The Changer frowns as he tries to remember. “I can’t be sure. I was too busy fighting to sex reptiles.”
“All reptiles, though,” Arthur says. “Interesting. If Satan was real, we’d have a match.”
“Sadly, that one is fancy,” the Changer says. “The trail is cold by now, but if you will remain with Eddie, I will scout.”
“Go!” Arthur says. “I am not stirring from his side. If that devoted nurse tries to make me, I shall gently request that she check my name against the hospital benefactors’ list. Do you need help making an exit?”
The Changer shake his head. “No, I’ll run mouse-form until I get outside, then shift raven. I should manage.”

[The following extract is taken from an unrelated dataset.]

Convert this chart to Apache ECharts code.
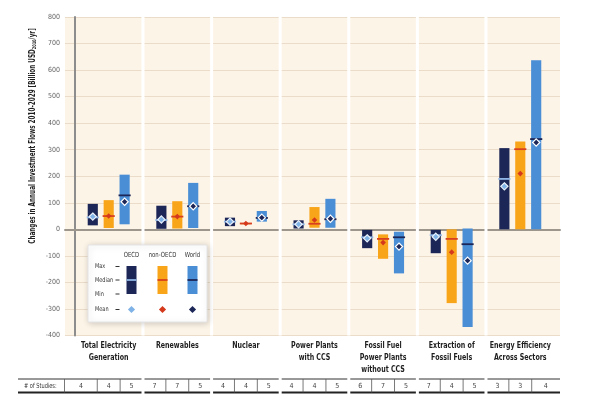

“Be careful,” Arthur says, his gaze already returning to his friend’s face.
“Are you armed?” the Changer asks.
Arthur smiles, lifts his jacket to reveal the gun holster concealed by his immaculate tailoring. “I also have a blade in my boot. However, I will keep the nurse’s call button under my thumb and be prepared to make a ruckus if anything happens.”

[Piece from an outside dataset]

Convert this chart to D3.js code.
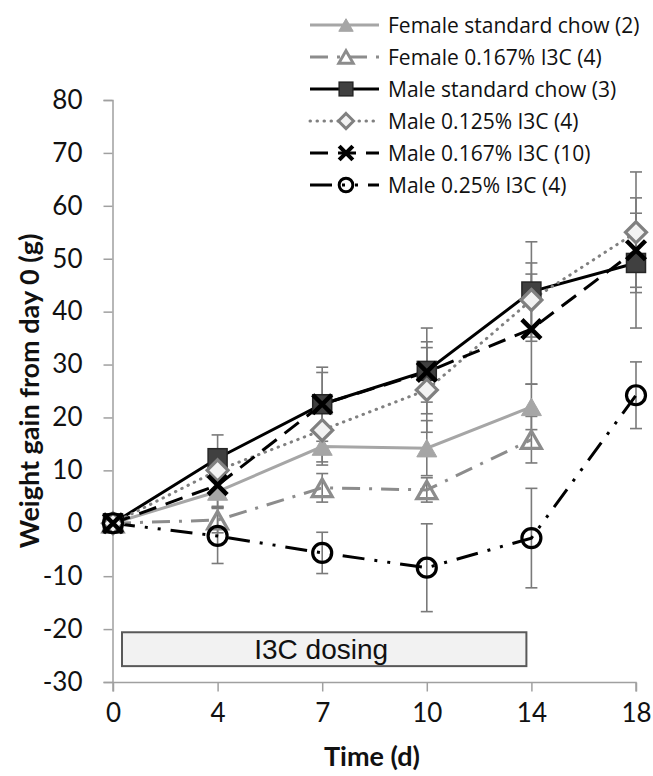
<!DOCTYPE html>
<html>
<head>
<meta charset="utf-8">
<script src="https://cdn.jsdelivr.net/npm/d3@7"></script>
<style>
  body { margin: 0; background: #fff; }
  svg { display: block; }
</style>
</head>
<body>
<svg id="chart" width="653" height="776"></svg>
<script>
// data
const days = ["0", "4", "7", "10", "14", "18"];
const seriesNames = [
  "Female standard chow (2)",
  "Female 0.167% I3C (4)",
  "Male standard chow (3)",
  "Male 0.125% I3C (4)",
  "Male 0.167% I3C (10)",
  "Male 0.25% I3C (4)"
];
const femaleChow = [0, 6, 14.5, 14.2, 22, null];
const femaleChowErr = [0, 3, 3.5, 5.2, 4.3, null];
const female167 = [0, 0.6, 6.7, 6.3, 15.8, null];
const female167Err = [0, 2.4, 2.7, 2.3, 4.4, null];
const maleChow = [0, 12.3, 22.5, 28.8, 43.8, 49.2];
const maleChowErr = [0, 4.4, 7, 8.1, 9.4, 12.3];
const male125 = [0, 10, 17.6, 25.2, 42.2, 55];
const male125Err = [0, 3.5, 6, 8, 7, 11.4];
const male167 = [0, 7.2, 22.5, 28.6, 36.7, 51.6];
const male167Err = [0, 4, 6, 5.7, 10.4, 7];
const male25 = [0, -2.4, -5.6, -8.4, -2.8, 24.2];
const male25Err = [0, 5.2, 3.9, 8.3, 9.4, 6.3];
const yTicks = [-30, -20, -10, 0, 10, 20, 30, 40, 50, 60, 70, 80];
const dosingLabel = "I3C dosing";

const series = [
  { name: seriesNames[0], values: femaleChow, err: femaleChowErr, color: "#a6a6a6", dash: null, marker: "triFill" },
  { name: seriesNames[1], values: female167, err: female167Err, color: "#8c8c8c", dash: "18,9,3,9", marker: "triOpen" },
  { name: seriesNames[2], values: maleChow, err: maleChowErr, color: "#000", dash: null, marker: "square" },
  { name: seriesNames[3], values: male125, err: male125Err, color: "#808080", dash: "0.5,6.5", marker: "diamond" },
  { name: seriesNames[4], values: male167, err: male167Err, color: "#000", dash: "18,10", marker: "cross" },
  { name: seriesNames[5], values: male25, err: male25Err, color: "#000", dash: "22,10,3,10,3,10", marker: "circle" }
];

const svg = d3.select("#chart");
const font = "Lato, 'Open Sans', sans-serif";
const legendFont = "'Open Sans', Lato, sans-serif";

const x = d3.scalePoint().domain(days).range([113, 636]);
const y = d3.scaleLinear().domain([-30, 80]).range([682, 100]);

// axes
const yAxis = svg.append("g")
  .attr("transform", "translate(112.5,0)")
  .call(d3.axisLeft(y).tickValues(yTicks).tickSize(9).tickPadding(21).tickFormat(d => String(d)));
const xAxis = svg.append("g")
  .attr("transform", "translate(0,682.5)")
  .call(d3.axisBottom(x).tickSize(9).tickPadding(12));
[xAxis, yAxis].forEach(g => {
  g.select(".domain").attr("stroke", "#a0a0a0").attr("stroke-width", 1.5);
  g.selectAll(".tick line").attr("stroke", "#a0a0a0").attr("stroke-width", 1.5);
  g.selectAll(".tick text").attr("fill", "#111").style("font-family", font).style("font-size", "26px");
});
// extend x axis line to the last tick
xAxis.select(".domain").attr("d", `M${x("0")},9V0H${x("18")}V9`);

// dosing box
svg.append("rect")
  .attr("x", x("0") + 9).attr("y", y(-20.6))
  .attr("width", x("14") - 5 - x("0") - 9).attr("height", y(-27) - y(-20.6))
  .attr("fill", "#f2f2f2").attr("stroke", "#595959").attr("stroke-width", 2);
svg.append("text")
  .attr("x", (x("0") + x("14")) / 2 - 1).attr("y", y(-25.6))
  .attr("text-anchor", "middle")
  .style("font-family", "'Liberation Sans', Arial, sans-serif").style("font-size", "28px")
  .attr("fill", "#111")
  .text(dosingLabel);

// error bars
const errG = svg.append("g");
series.forEach(s => {
  s.values.forEach((v, i) => {
    const e = s.err[i];
    if (v == null || !e) return;
    const cx = x(days[i]);
    errG.append("line").attr("x1", cx).attr("x2", cx).attr("y1", y(v - e)).attr("y2", y(v + e))
      .attr("stroke", "#7a7a7a").attr("stroke-width", 1.6);
    [v - e, v + e].forEach(t => {
      errG.append("line").attr("x1", cx - 6).attr("x2", cx + 6).attr("y1", y(t)).attr("y2", y(t))
        .attr("stroke", "#7a7a7a").attr("stroke-width", 1.6);
    });
  });
});

// lines
const line = d3.line()
  .defined(d => d.v != null)
  .x(d => x(d.day))
  .y(d => y(d.v));
series.forEach(s => {
  const pts = s.values.map((v, i) => ({ day: days[i], v }));
  svg.append("path")
    .datum(pts)
    .attr("d", line)
    .attr("fill", "none")
    .attr("stroke", s.color)
    .attr("stroke-width", 3)
    .attr("stroke-dasharray", s.dash)
    .attr("stroke-linecap", s.marker === "diamond" ? "round" : "butt");
});

// marker drawing
function drawMarker(g, type, cx, cy, k) {
  const r = 10 * k;
  const sw = 3.2 * Math.min(1, k + 0.2);
  if (type === "triFill" || type === "triOpen") {
    const h = r * 1.75;
    const p = `M${cx},${cy - h / 2}L${cx + r},${cy + h / 2}L${cx - r},${cy + h / 2}Z`;
    if (type === "triFill") g.append("path").attr("d", p).attr("fill", "#a6a6a6").attr("stroke", "#a6a6a6").attr("stroke-width", 1);
    else g.append("path").attr("d", p).attr("fill", "none").attr("stroke", "#8c8c8c").attr("stroke-width", sw);
  } else if (type === "square") {
    g.append("rect").attr("x", cx - r * 0.95).attr("y", cy - r * 0.95).attr("width", r * 1.9).attr("height", r * 1.9)
      .attr("fill", "#404040").attr("stroke", "#262626").attr("stroke-width", 1.5);
  } else if (type === "diamond") {
    const d = r * 1.05;
    g.append("path").attr("d", `M${cx},${cy - d}L${cx + d},${cy}L${cx},${cy + d}L${cx - d},${cy}Z`)
      .attr("fill", "#f2f2f2").attr("stroke", "#808080").attr("stroke-width", sw);
  } else if (type === "cross") {
    const d = r * 0.95;
    g.append("path").attr("d", `M${cx - d},${cy - d}L${cx + d},${cy + d}M${cx + d},${cy - d}L${cx - d},${cy + d}`)
      .attr("stroke", "#000").attr("stroke-width", 4.5 * Math.min(1, k + 0.2));
  } else if (type === "circle") {
    g.append("circle").attr("cx", cx).attr("cy", cy).attr("r", r * 0.95)
      .attr("fill", "none").attr("stroke", "#000").attr("stroke-width", sw);
  }
}

const markG = svg.append("g");
series.forEach(s => {
  s.values.forEach((v, i) => {
    if (v == null) return;
    drawMarker(markG, s.marker, x(days[i]), y(v), 1);
  });
});

// legend
const legend = svg.append("g");
series.forEach((s, i) => {
  const ly = 25 + i * 32;
  legend.append("line").attr("x1", 310).attr("x2", 379).attr("y1", ly).attr("y2", ly)
    .attr("stroke", s.color).attr("stroke-width", 3)
    .attr("stroke-dasharray", s.dash)
    .attr("stroke-linecap", s.marker === "diamond" ? "round" : "butt");
  drawMarker(legend, s.marker, 346, ly, 0.72);
  legend.append("text").attr("x", 388).attr("y", ly + 7.5)
    .style("font-family", legendFont).style("font-size", "21px").attr("fill", "#111")
    .text(s.name);
});

// axis titles
svg.append("text")
  .attr("transform", "translate(39,391) rotate(-90)")
  .attr("text-anchor", "middle")
  .style("font-family", font).style("font-size", "27px").style("font-weight", "bold")
  .attr("fill", "#111")
  .text("Weight gain from day 0 (g)");
svg.append("text")
  .attr("x", 372).attr("y", 766)
  .attr("text-anchor", "middle")
  .style("font-family", font).style("font-size", "27px").style("font-weight", "bold")
  .attr("fill", "#111")
  .text("Time (d)");
</script>
</body>
</html>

“Modern tools”—the Changer nods—“will serve you better here than steel.”
“I know.” Arthur’s expression turns sorrowful. “And so I try to tell our people, but at times like this even I long for the direct solutions of sword or fist.”

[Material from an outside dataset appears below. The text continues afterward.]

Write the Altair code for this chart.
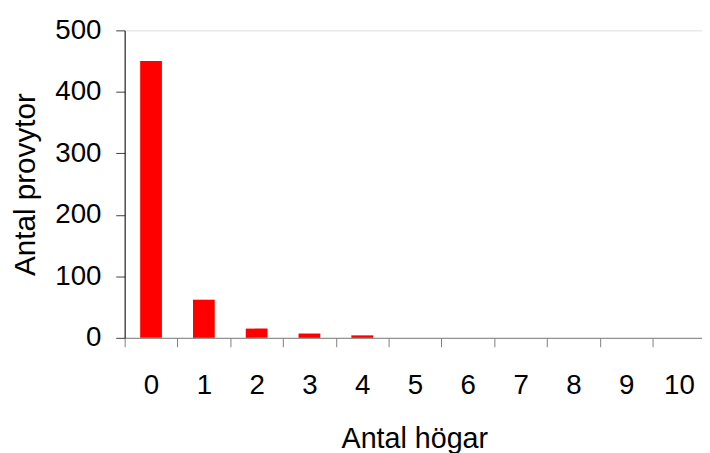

“Today is not the day to alter policy,” the Changer reminds him. “I will let you know if I find something.”
“Call in every hour or ninety minutes, if you would,” Arthur says, his sorrow masked by kingly concern. “We do not want you to be taken without our being alerted. To be honest, we have been worried since you departed and sent us no further word.”
The Changer looks rueful. “I forgot about the telephone. I tend to, after a long time away from such things.”
Arthur smiles slightly, watches as the man becomes a mouse.
“Good luck,” he whispers.
There is no answer, not even a squeak. The mouse skitters beneath the nearest cover and runs.
9
The long habit of living indisposeth us for dying.
—Thomas Browne
R
ebecca
>> So what are you?
Monk
>> Is telling a requirement for being on this site? How would you know if I was telling the truth, anyhow?
Demetrios
>> Don’t be so rude to a lady! She didn’t ask anything offensive.
Monk
>> Sorry. I guess we have all become so accustomed to protecting our identities that I jumped at the question.
Rebecca
>> You don’t need to tell.
Monk
>> That’s all right. I’m a
tengu
.
Demetrios
>> Pardon my ignorance, but what’s a
tengu
?
Monk
>> I’m island-born, originally from the mountains of Nippon—Japan. A
tengu
is a shapeshifter. Some have called us tricksters. I don’t think that’s precisely fair.
Rebecca
>> A shapeshifter?? What kind of shapes??
Monk
>> Something like a bird-ogre, birds of prey, humans.
Demetrios
>> You can shape humans? Then why are you interested in our cause?
Rebecca
>> You can be human? Wow!
Monk
>> Fair question, Demetrios. Like I said, some people call us tricksters. I prefer to think of us as social commentators. For centuries we have been the enemies of those who would use religion against the masses. Corrupt monks—especially wandering ones who begged for food and shelter and didn’t have to answer to anyone—were our particular targets.
Rebecca
>> What’s to keep you from going after them now?